Dengan menjamurnya kue-kue lebaran tersebut dipasar. Maka kue tradisional inipun mulai tersingkir dan ditinggalkan oleh masyarakat. Selain karena proses pembuatannya yang rumit dan butuh waktu yang tidak sedikit. Masyarakat lebih memilih kue lebaran yang serba instan. Dengan merogoh beberapa lembar rupiah maka kue lebaran tersebut sudah ditangan.

Suatu hari nanti tradisi ini akan mati. Tak seorang pun yang akan mau dan bisa membuatnya lagi. Semuanya akan tinggal kenangan. Dan menjadi cerita pengantar tidur kepada anak cucu kita kelak. Bahwa dulu menjelang lebaran semuanya serba tradisional. Mulai dari meriam bambu, kue sampit, lemang dan dodol.

Kini, meriam bambu sudah diganti dengan mercun, dan kue tradisional sudah berubah menjadi kue kalengan. Lebaran sudah tidak menarik lagi seperti yang dulu.

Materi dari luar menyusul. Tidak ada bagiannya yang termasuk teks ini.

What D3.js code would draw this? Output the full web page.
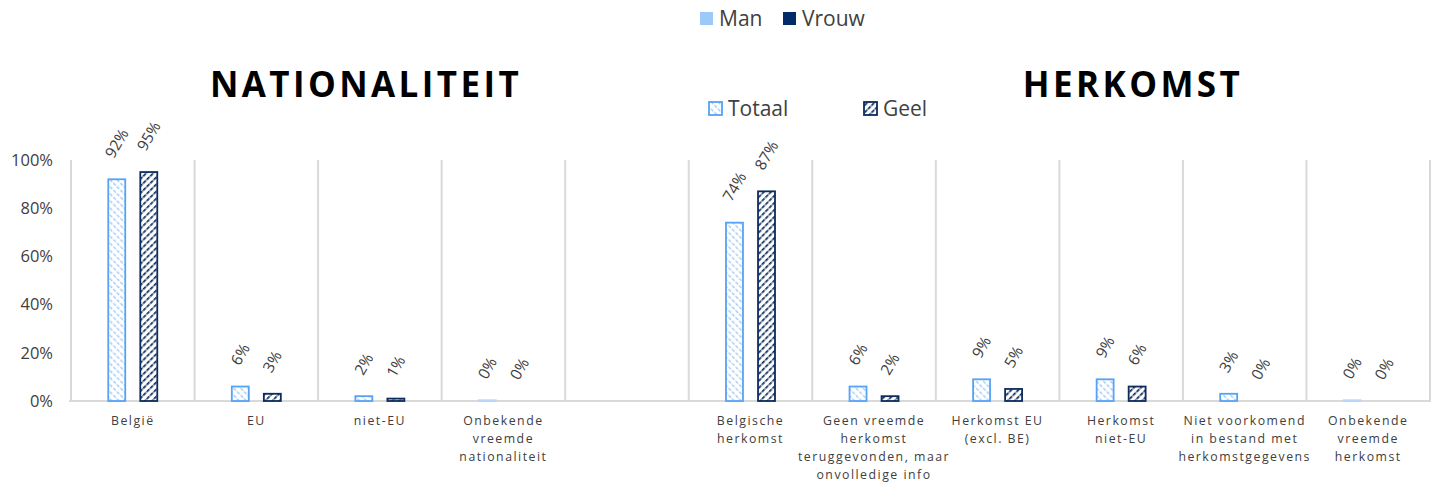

Saat semua orang sibuk menyambut lebaran yang tinggal beberapa hari lagi. Para orang tua sibuk membuat kue, sedangkan pemudanya sibuk kehutan mencari meriam bambu. Akh, aku jadi merindukan masa kecilku dulu. Masa kecil tanpa gadget dan tanpa televisi. Semuanya serba natural dan alami.